For years, the advice to learners and students has been simple: study hard, get the qualification and the job will follow. It's still good advice, but it's no longer the whole picture. Increasingly, the qualification on its own is the starting point, not the finish line. What employers are looking for alongside it is proof that you can actually do the work.

That's why work experience, even in small doses, has become one of the most valuable things a student can build into their studies. Here's why it matters, and how to start gaining it before you graduate.

A certificate shows you know something. Experience shows you can use it

A qualification tells an employer what you've learned. Work experience tells them what you can do with it. For many employers, that distinction matters more than ever, especially in competitive fields where every applicant on the shortlist has the same degree or diploma.

Practical experience, even a few weeks of it, gives you something a transcript can't: a story. It's the difference between "I studied marketing" and "I helped a small business plan their first social media campaign." The second version is much more memorable and shows initiative.

You don't need a full-time job to start building experience

This is the part many students get wrong. They assume work experience means a formal internship at a big company, so they wait until their final year, or until after graduation, to start looking. In reality, there are far smaller, more accessible ways to start building a track record.

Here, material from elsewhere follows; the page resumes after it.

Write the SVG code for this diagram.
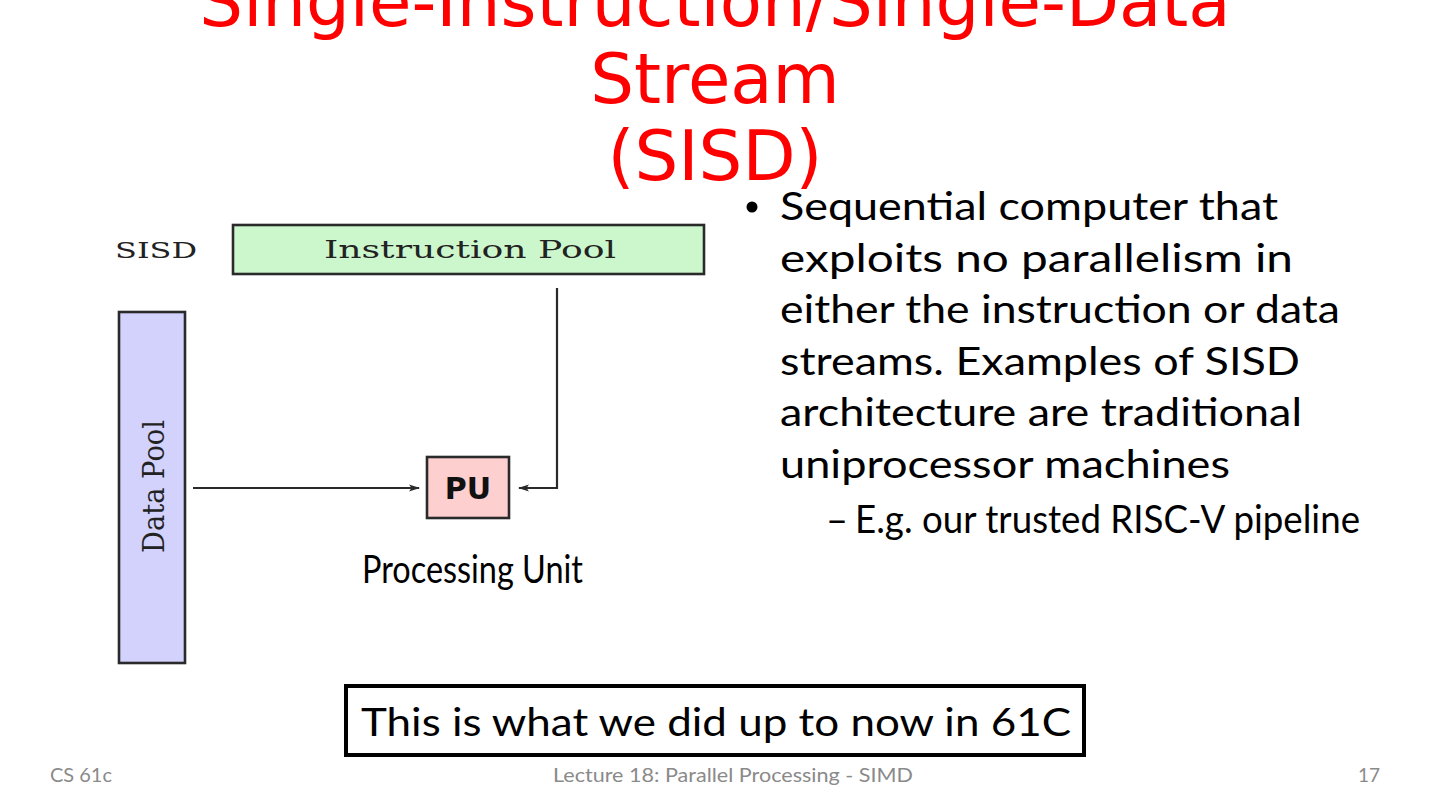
<svg xmlns="http://www.w3.org/2000/svg" width="1440" height="811" viewBox="0 0 1440 811">
<defs>
<style>
.title{font-family:"DejaVu Sans",sans-serif;font-size:69px;fill:#ff0000;text-anchor:middle}
.body{font-family:Lato,"Liberation Sans",sans-serif;font-size:38px;fill:#000}
.serif{font-family:"DejaVu Serif","Liberation Serif",serif;fill:#222}
.foot{font-family:Lato,"Liberation Sans",sans-serif;font-size:19px;fill:#8a8a8a}
.node{stroke:#2a2a2a;stroke-width:2.6}
.conn{fill:none;stroke:#2a2a2a;stroke-width:2.2}
</style>
<marker id="ah" markerWidth="11" markerHeight="8" refX="10" refY="4" orient="auto" markerUnits="userSpaceOnUse">
<path d="M0,0.6 L11,4 L0,7.4 L2.5,4 Z" fill="#2a2a2a"/>
</marker>
</defs>
<rect width="1440" height="811" fill="#fff"/>

<g id="title">
<text class="title" x="715" y="26">Single-Instruction/Single-Data</text>
<text class="title" x="715" y="103">Stream</text>
<text class="title" x="715" y="180">(SISD)</text>
</g>

<g id="sisd-label">
<text class="serif" x="115" y="258" font-size="22" textLength="82" lengthAdjust="spacingAndGlyphs">SISD</text>
</g>

<g id="instruction-pool">
<rect class="node" x="233" y="225" width="471" height="49" fill="#ccf7cc"/>
<text class="serif" x="324" y="258" font-size="24" textLength="292" lengthAdjust="spacingAndGlyphs">Instruction Pool</text>
</g>

<g id="data-pool">
<rect class="node" x="119" y="312" width="66" height="351" fill="#d2d2fc"/>
<text class="serif" transform="translate(164,553) rotate(-90)" x="0" y="0" font-size="29" textLength="133" lengthAdjust="spacingAndGlyphs">Data Pool</text>
</g>

<g id="pu">
<rect class="node" x="427" y="457" width="82" height="61" fill="#fdcfcf"/>
<text x="468" y="499" font-family="'DejaVu Sans',sans-serif" font-weight="bold" font-size="30" text-anchor="middle" fill="#111">PU</text>
</g>

<g id="connectors">
<path class="conn" d="M193,488 H419" marker-end="url(#ah)"/>
<path class="conn" d="M557,288 V488 H519" marker-end="url(#ah)"/>
</g>

<g id="pu-label">
<text class="body" x="362" y="583" font-size="31" textLength="221" lengthAdjust="spacingAndGlyphs">Processing Unit</text>
</g>

<g id="bullets">
<circle cx="752" cy="207" r="5.5" fill="#000"/>
<text class="body" x="780" y="220" textLength="498" lengthAdjust="spacingAndGlyphs">Sequential computer that</text>
<text class="body" x="780" y="271.5" textLength="513" lengthAdjust="spacingAndGlyphs">exploits no parallelism in</text>
<text class="body" x="780" y="323" textLength="560" lengthAdjust="spacingAndGlyphs">either the instruction or data</text>
<text class="body" x="780" y="374.5" textLength="520" lengthAdjust="spacingAndGlyphs">streams. Examples of SISD</text>
<text class="body" x="780" y="426" textLength="522" lengthAdjust="spacingAndGlyphs">architecture are traditional</text>
<text class="body" x="780" y="477.5" textLength="450" lengthAdjust="spacingAndGlyphs">uniprocessor machines</text>
<text class="body" x="826" y="533">–</text>
<text class="body" x="855" y="533" textLength="505" lengthAdjust="spacingAndGlyphs">E.g. our trusted RISC-V pipeline</text>
</g>

<g id="note">
<rect x="346" y="686" width="738" height="69" fill="#fff" stroke="#000" stroke-width="4"/>
<text class="body" x="361" y="736" textLength="710" lengthAdjust="spacingAndGlyphs">This is what we did up to now in 61C</text>
</g>

<g id="footer">
<text class="foot" x="50" y="782" textLength="62" lengthAdjust="spacingAndGlyphs">CS 61c</text>
<text class="foot" x="553" y="782" textLength="360" lengthAdjust="spacingAndGlyphs">Lecture 18: Parallel Processing - SIMD</text>
<text class="foot" x="1380" y="782" text-anchor="end">17</text>
</g>
</svg>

Vacation work and part-time jobs are an easy place to start, even if the role has nothing to do with your field. They teach soft skills like time management and responsibility, which are all things employers notice. Volunteering is another option worth taking seriously. NGOs, school programmes and community organisations often need exactly the skills students are learning, and they tend to be far more open to first-timers than corporate internships are.

The goal isn't to land an impressive job title. It's to build a habit of seeking out practical exposure throughout your studies, not just at the end of them.

Start earlier than you think you need to

A common mistake is leaving work experience until the final year of study, when timetables are busiest and the pressure to graduate is highest. The students who benefit most from work experience are usually the ones who started early, building a body of experience gradually rather than scrambling for one internship right before graduation.

If you're only in your first or second year of study, that's actually the best time to start. There's less pressure and more room to try a few different things before deciding what you enjoy.

How to find opportunities

Finding placements and learnership opportunities can feel overwhelming, especially if you don't know where to look. A good starting point is your own institution. Many institutions have a careers office or work-integrated learning department that can point you toward formal placement programmes built into the curriculum.

It's also worth asking lecturers and tutors directly. They often know which local businesses or organisations are open to taking on students, even informally, and a personal introduction can carry more weight than a cold application.

A qualification will always matter. But increasingly, it's the qualification plus the experience that gets you noticed. The earlier you start building that experience, the further ahead you'll be when it counts.